*SET TASK*. Write out the listing below in full and exactly, leaving out every picture.

====== SOURCE DATA

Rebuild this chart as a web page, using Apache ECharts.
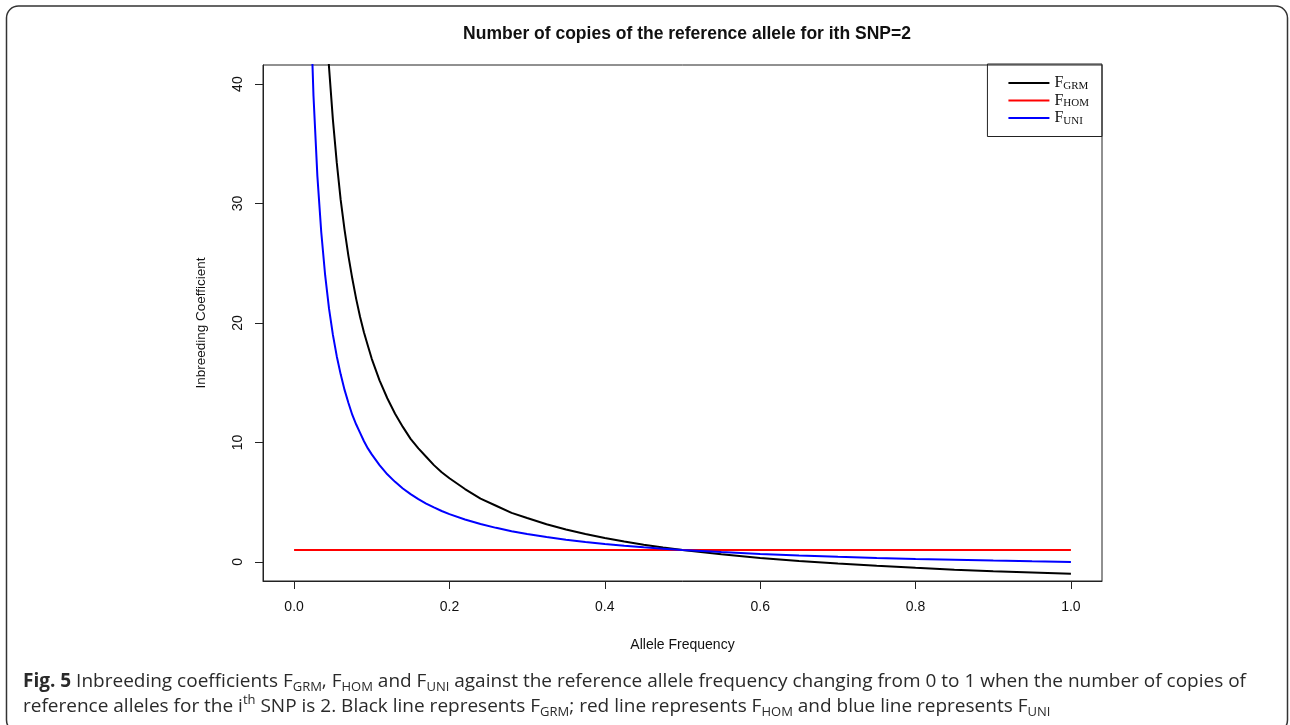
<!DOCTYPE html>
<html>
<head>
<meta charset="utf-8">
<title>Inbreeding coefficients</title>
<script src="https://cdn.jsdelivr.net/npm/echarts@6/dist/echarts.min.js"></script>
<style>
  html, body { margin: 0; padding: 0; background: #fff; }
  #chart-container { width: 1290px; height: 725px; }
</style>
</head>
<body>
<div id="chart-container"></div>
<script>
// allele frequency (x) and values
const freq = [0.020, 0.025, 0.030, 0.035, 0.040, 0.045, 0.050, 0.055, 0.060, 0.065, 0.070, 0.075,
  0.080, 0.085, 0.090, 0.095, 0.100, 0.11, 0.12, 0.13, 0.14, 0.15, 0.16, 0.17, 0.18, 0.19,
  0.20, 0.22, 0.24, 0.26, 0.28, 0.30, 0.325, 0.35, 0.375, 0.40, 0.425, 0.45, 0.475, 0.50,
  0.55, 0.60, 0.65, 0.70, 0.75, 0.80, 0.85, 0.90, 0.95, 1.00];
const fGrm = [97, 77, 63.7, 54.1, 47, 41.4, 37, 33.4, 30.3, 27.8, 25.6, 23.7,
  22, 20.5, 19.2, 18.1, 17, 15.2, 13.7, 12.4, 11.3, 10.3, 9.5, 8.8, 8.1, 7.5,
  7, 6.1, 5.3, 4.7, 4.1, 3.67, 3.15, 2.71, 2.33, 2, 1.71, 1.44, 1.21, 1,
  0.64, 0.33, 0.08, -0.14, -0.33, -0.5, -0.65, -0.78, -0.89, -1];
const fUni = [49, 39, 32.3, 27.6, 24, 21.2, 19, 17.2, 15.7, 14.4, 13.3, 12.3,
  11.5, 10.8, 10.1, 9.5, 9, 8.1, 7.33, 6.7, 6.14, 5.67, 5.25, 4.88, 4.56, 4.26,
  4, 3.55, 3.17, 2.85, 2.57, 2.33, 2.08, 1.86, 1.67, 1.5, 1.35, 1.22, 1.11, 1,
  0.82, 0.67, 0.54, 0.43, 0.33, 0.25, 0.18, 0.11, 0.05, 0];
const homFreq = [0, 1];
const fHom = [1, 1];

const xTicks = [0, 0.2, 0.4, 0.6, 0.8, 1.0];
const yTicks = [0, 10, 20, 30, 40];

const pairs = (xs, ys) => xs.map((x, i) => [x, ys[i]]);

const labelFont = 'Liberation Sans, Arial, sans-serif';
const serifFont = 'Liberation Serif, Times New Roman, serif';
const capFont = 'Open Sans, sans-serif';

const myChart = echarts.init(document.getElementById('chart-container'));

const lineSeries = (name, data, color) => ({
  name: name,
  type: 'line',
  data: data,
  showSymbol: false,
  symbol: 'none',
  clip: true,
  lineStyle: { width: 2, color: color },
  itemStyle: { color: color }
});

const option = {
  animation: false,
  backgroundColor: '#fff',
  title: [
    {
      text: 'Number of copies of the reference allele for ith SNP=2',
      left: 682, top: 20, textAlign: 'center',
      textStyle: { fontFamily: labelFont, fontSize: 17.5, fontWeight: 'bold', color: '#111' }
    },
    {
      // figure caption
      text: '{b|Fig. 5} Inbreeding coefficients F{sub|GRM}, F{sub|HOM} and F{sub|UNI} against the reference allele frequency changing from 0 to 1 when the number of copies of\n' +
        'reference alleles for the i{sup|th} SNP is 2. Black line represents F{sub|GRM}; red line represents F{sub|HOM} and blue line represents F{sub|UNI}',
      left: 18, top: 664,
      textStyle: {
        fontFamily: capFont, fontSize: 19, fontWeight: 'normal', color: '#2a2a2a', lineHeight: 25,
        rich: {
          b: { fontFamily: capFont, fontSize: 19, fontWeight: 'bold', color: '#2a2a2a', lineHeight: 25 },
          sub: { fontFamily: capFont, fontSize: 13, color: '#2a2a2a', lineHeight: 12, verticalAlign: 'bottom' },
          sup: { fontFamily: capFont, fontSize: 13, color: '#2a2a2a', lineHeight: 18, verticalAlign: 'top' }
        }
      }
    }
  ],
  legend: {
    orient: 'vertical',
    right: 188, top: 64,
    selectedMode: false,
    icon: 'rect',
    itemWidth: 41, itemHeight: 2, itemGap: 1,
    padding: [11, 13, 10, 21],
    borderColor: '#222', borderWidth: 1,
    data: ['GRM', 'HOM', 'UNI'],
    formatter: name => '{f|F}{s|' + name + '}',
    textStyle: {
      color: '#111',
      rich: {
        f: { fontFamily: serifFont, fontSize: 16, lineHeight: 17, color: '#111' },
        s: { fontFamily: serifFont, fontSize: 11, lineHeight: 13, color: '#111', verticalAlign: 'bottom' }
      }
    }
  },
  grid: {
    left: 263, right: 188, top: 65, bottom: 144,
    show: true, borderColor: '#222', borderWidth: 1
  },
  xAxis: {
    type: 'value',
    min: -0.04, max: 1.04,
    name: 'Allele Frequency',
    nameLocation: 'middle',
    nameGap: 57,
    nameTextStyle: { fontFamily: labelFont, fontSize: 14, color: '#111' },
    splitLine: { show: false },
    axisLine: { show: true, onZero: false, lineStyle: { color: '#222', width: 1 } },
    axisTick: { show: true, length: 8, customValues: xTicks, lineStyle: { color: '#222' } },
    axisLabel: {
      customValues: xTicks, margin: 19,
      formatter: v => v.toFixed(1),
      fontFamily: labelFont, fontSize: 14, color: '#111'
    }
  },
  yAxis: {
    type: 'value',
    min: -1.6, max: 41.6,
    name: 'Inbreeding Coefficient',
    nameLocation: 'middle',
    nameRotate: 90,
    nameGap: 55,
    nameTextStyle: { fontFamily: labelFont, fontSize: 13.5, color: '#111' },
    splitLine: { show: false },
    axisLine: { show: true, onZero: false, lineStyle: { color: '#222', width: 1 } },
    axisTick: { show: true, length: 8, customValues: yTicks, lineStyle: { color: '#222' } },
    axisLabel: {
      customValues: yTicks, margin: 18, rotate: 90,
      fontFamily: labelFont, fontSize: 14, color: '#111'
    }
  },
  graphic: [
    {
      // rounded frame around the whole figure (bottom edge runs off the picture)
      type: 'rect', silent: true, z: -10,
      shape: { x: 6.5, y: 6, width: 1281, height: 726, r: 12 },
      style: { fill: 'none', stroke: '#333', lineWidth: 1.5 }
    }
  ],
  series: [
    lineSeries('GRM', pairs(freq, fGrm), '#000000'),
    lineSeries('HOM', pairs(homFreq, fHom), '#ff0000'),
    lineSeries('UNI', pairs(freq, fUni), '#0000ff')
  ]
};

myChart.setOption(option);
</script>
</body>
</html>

============

*CORRECT ANSWER*.
Rebuild this chart as a web page, using Apache ECharts.
<!DOCTYPE html>
<html>
<head>
<meta charset="utf-8">
<title>Inbreeding coefficients</title>
<script src="https://cdn.jsdelivr.net/npm/echarts@6/dist/echarts.min.js"></script>
<style>
  html, body { margin: 0; padding: 0; background: #fff; }
  #chart-container { width: 1290px; height: 725px; }
</style>
</head>
<body>
<div id="chart-container"></div>
<script>
// allele frequency (x) and values
const freq = [0.020, 0.025, 0.030, 0.035, 0.040, 0.045, 0.050, 0.055, 0.060, 0.065, 0.070, 0.075,
  0.080, 0.085, 0.090, 0.095, 0.100, 0.11, 0.12, 0.13, 0.14, 0.15, 0.16, 0.17, 0.18, 0.19,
  0.20, 0.22, 0.24, 0.26, 0.28, 0.30, 0.325, 0.35, 0.375, 0.40, 0.425, 0.45, 0.475, 0.50,
  0.55, 0.60, 0.65, 0.70, 0.75, 0.80, 0.85, 0.90, 0.95, 1.00];
const fGrm = [97, 77, 63.7, 54.1, 47, 41.4, 37, 33.4, 30.3, 27.8, 25.6, 23.7,
  22, 20.5, 19.2, 18.1, 17, 15.2, 13.7, 12.4, 11.3, 10.3, 9.5, 8.8, 8.1, 7.5,
  7, 6.1, 5.3, 4.7, 4.1, 3.67, 3.15, 2.71, 2.33, 2, 1.71, 1.44, 1.21, 1,
  0.64, 0.33, 0.08, -0.14, -0.33, -0.5, -0.65, -0.78, -0.89, -1];
const fUni = [49, 39, 32.3, 27.6, 24, 21.2, 19, 17.2, 15.7, 14.4, 13.3, 12.3,
  11.5, 10.8, 10.1, 9.5, 9, 8.1, 7.33, 6.7, 6.14, 5.67, 5.25, 4.88, 4.56, 4.26,
  4, 3.55, 3.17, 2.85, 2.57, 2.33, 2.08, 1.86, 1.67, 1.5, 1.35, 1.22, 1.11, 1,
  0.82, 0.67, 0.54, 0.43, 0.33, 0.25, 0.18, 0.11, 0.05, 0];
const homFreq = [0, 1];
const fHom = [1, 1];

const xTicks = [0, 0.2, 0.4, 0.6, 0.8, 1.0];
const yTicks = [0, 10, 20, 30, 40];

const pairs = (xs, ys) => xs.map((x, i) => [x, ys[i]]);

const labelFont = 'Liberation Sans, Arial, sans-serif';
const serifFont = 'Liberation Serif, Times New Roman, serif';
const capFont = 'Open Sans, sans-serif';

const myChart = echarts.init(document.getElementById('chart-container'));

const lineSeries = (name, data, color) => ({
  name: name,
  type: 'line',
  data: data,
  showSymbol: false,
  symbol: 'none',
  clip: true,
  lineStyle: { width: 2, color: color },
  itemStyle: { color: color }
});

const option = {
  animation: false,
  backgroundColor: '#fff',
  title: [
    {
      text: 'Number of copies of the reference allele for ith SNP=2',
      left: 682, top: 20, textAlign: 'center',
      textStyle: { fontFamily: labelFont, fontSize: 17.5, fontWeight: 'bold', color: '#111' }
    },
    {
      // figure caption
      text: '{b|Fig. 5} Inbreeding coefficients F{sub|GRM}, F{sub|HOM} and F{sub|UNI} against the reference allele frequency changing from 0 to 1 when the number of copies of\n' +
        'reference alleles for the i{sup|th} SNP is 2. Black line represents F{sub|GRM}; red line represents F{sub|HOM} and blue line represents F{sub|UNI}',
      left: 18, top: 664,
      textStyle: {
        fontFamily: capFont, fontSize: 19, fontWeight: 'normal', color: '#2a2a2a', lineHeight: 25,
        rich: {
          b: { fontFamily: capFont, fontSize: 19, fontWeight: 'bold', color: '#2a2a2a', lineHeight: 25 },
          sub: { fontFamily: capFont, fontSize: 13, color: '#2a2a2a', lineHeight: 12, verticalAlign: 'bottom' },
          sup: { fontFamily: capFont, fontSize: 13, color: '#2a2a2a', lineHeight: 18, verticalAlign: 'top' }
        }
      }
    }
  ],
  legend: {
    orient: 'vertical',
    right: 188, top: 64,
    selectedMode: false,
    icon: 'rect',
    itemWidth: 41, itemHeight: 2, itemGap: 1,
    padding: [11, 13, 10, 21],
    borderColor: '#222', borderWidth: 1,
    data: ['GRM', 'HOM', 'UNI'],
    formatter: name => '{f|F}{s|' + name + '}',
    textStyle: {
      color: '#111',
      rich: {
        f: { fontFamily: serifFont, fontSize: 16, lineHeight: 17, color: '#111' },
        s: { fontFamily: serifFont, fontSize: 11, lineHeight: 13, color: '#111', verticalAlign: 'bottom' }
      }
    }
  },
  grid: {
    left: 263, right: 188, top: 65, bottom: 144,
    show: true, borderColor: '#222', borderWidth: 1
  },
  xAxis: {
    type: 'value',
    min: -0.04, max: 1.04,
    name: 'Allele Frequency',
    nameLocation: 'middle',
    nameGap: 57,
    nameTextStyle: { fontFamily: labelFont, fontSize: 14, color: '#111' },
    splitLine: { show: false },
    axisLine: { show: true, onZero: false, lineStyle: { color: '#222', width: 1 } },
    axisTick: { show: true, length: 8, customValues: xTicks, lineStyle: { color: '#222' } },
    axisLabel: {
      customValues: xTicks, margin: 19,
      formatter: v => v.toFixed(1),
      fontFamily: labelFont, fontSize: 14, color: '#111'
    }
  },
  yAxis: {
    type: 'value',
    min: -1.6, max: 41.6,
    name: 'Inbreeding Coefficient',
    nameLocation: 'middle',
    nameRotate: 90,
    nameGap: 55,
    nameTextStyle: { fontFamily: labelFont, fontSize: 13.5, color: '#111' },
    splitLine: { show: false },
    axisLine: { show: true, onZero: false, lineStyle: { color: '#222', width: 1 } },
    axisTick: { show: true, length: 8, customValues: yTicks, lineStyle: { color: '#222' } },
    axisLabel: {
      customValues: yTicks, margin: 18, rotate: 90,
      fontFamily: labelFont, fontSize: 14, color: '#111'
    }
  },
  graphic: [
    {
      // rounded frame around the whole figure (bottom edge runs off the picture)
      type: 'rect', silent: true, z: -10,
      shape: { x: 6.5, y: 6, width: 1281, height: 726, r: 12 },
      style: { fill: 'none', stroke: '#333', lineWidth: 1.5 }
    }
  ],
  series: [
    lineSeries('GRM', pairs(freq, fGrm), '#000000'),
    lineSeries('HOM', pairs(homFreq, fHom), '#ff0000'),
    lineSeries('UNI', pairs(freq, fUni), '#0000ff')
  ]
};

myChart.setOption(option);
</script>
</body>
</html>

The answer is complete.